KASAMA Vol. 10 No. 3 / July-August-September 1996 / Solidarity Philippines Australia Network

Of Recycling and Corruption

During his visit to Brisbane in May this year we had the pleasure of meeting with RHODERICK SAMONTE, a Filipino teacher from the Global Youth Visions Project of the University of St. La Salle in Bacolod City, Negros. EMERE DISTOR took the opportunity to interview him.

What brought you here to Australia?

Rhoderick: I am in a training program sponsored by Melbourne Zoo in preparation for an education project in partnership with Artists United for Nature, Germany and the Negros Forest and Ecological Foundation, in Bacolod.

So far, have you met many Australian organisations concerned with the environment?

Rhoderick: Yes, I have been enjoying my stay here and learning and re-learning so many things here. I’ve been meeting with so many people and fortunately I’ve met many Filipinos here as well. I have been in contact with people in conservation education not only in the zoos but also in schools and NGOs.

Would you like to tell Filipinos in Australia about the situation of our environment in the Philippines?

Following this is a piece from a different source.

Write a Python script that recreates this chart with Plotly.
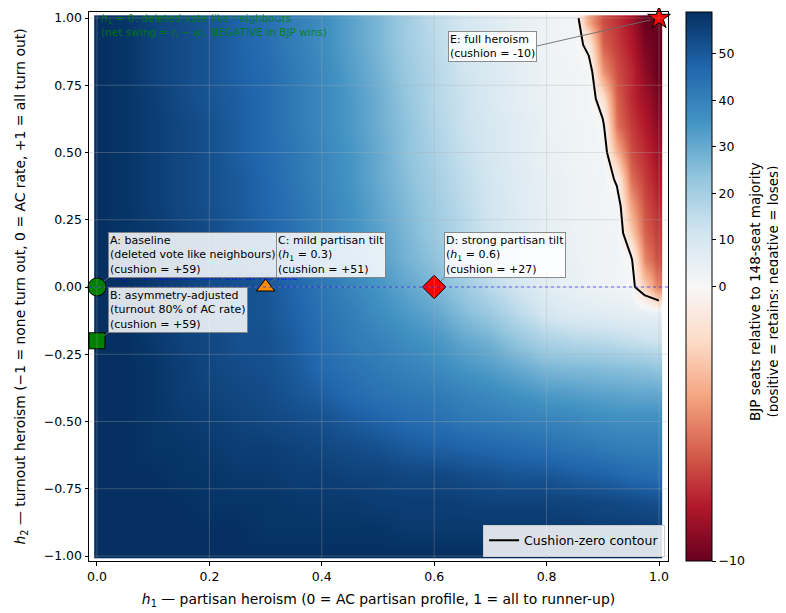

Rhoderick: I don’t think that I could speak so much about the whole of the Philippines. But in Negros, we have a fast dwindling forest cover and I think this goes for the whole country. As far as statistics are concerned, right now we have a dwindling cover of 3 to 5 per cent. As far as our coral reef is concerned, only a little of 3 per cent are in excellent condition and the rest are just either totally or partially damaged. But there is a growing awareness right now in the environmental protection of our country especially among our young people, but we don’t have the resources to financially support many projects for young people. In terms of information and resources, it is interesting that I am finding more information about our country’s species which I don’t normally find in the Philippines. It is ironic that most of our materials comes from the West. I think it is about time that we develop our own local materials which is in fact one of the components of the project I will soon be involved in — to develop info-materials that are locally based and that are easily accessible especially to communities and schools.

What more do you think should be done by the Philippine Department of Environment and Natural Resources to protect our natural resources?

Rhoderick: With due respect to the agency, I think to certain point they are doing their job in terms of environmental protection. But of course, we are aware that sometimes even the DENR is involved in scams, and there are many media reports that even officials of the DENR are behind illegal loggings — which is very ironic and frustrating for our people. They have programs that are doing well as far as environment protection is concerned but I believe that there is still so much to be done. Even in Negros if you ask about data about our forest, they are still inadequate to provide us the information. I hope that in due time the government would be able to do its job as far as environment protection is concerned. I notice that the Australian government is very good in protecting its environment and natural resources and I think that this is the kind of support we should get from our own government.

How is recycling being dealt with in the Philippines?

Rhoderick: There is a growing awareness especially in buying products that are recyclable, renewable and helpful to the ozone layer. But the difficulty we are in is that we don’t have a recycling centre. So, as much as people want to recycle bottles, tin cans, etc. they just don’t have the place to send in those materials. People are aware but the practice of recycling is not very consistent because many people still choose the convenience which products that are non-recyclable can offer. All in all there is a growing concern, but in the Philippines we don’t have much facilities. There was an attempt even in our school to come up with a proposal to put up a recycling centre, but we found out that we cannot afford the expense to put up the facility.

You’ve been here for 6 weeks now, what else have you learned from the Australian experience so far?

Rhoderick: Since I arrived I’ve been attending trainings, seminars and visiting groups and learning so many things. Australians are very encouraging. It is easy for Australia to do environmental work and protection because it is a First World country and it is quite difficult for our country. It is also difficult to convince the people from the upland communities of the Philippines to conserve the environment if they have nothing to do with it. We have to address the basic issue of poverty and land reform. I have learned of the progress of Land Care here in Australia and I’ve been sharing with them that as much as this is also very ideal in the Philippine setting but we have first to address the basic issue of land reform. Also I’ve learned that environment protection in Australia is being strongly integrated in schools and I just wish that the Philippines’ Department of Education could also do this. I believe that schools here can somehow be autonomous in implementing very good programs, whereas back in the Philippines we just have to contend with so much bureaucracy at times. My stay here in Australia, though very brief, gave me an opportunity to meet so many people and to establish good contacts and make links continuous and constant to access information, resources and even funding.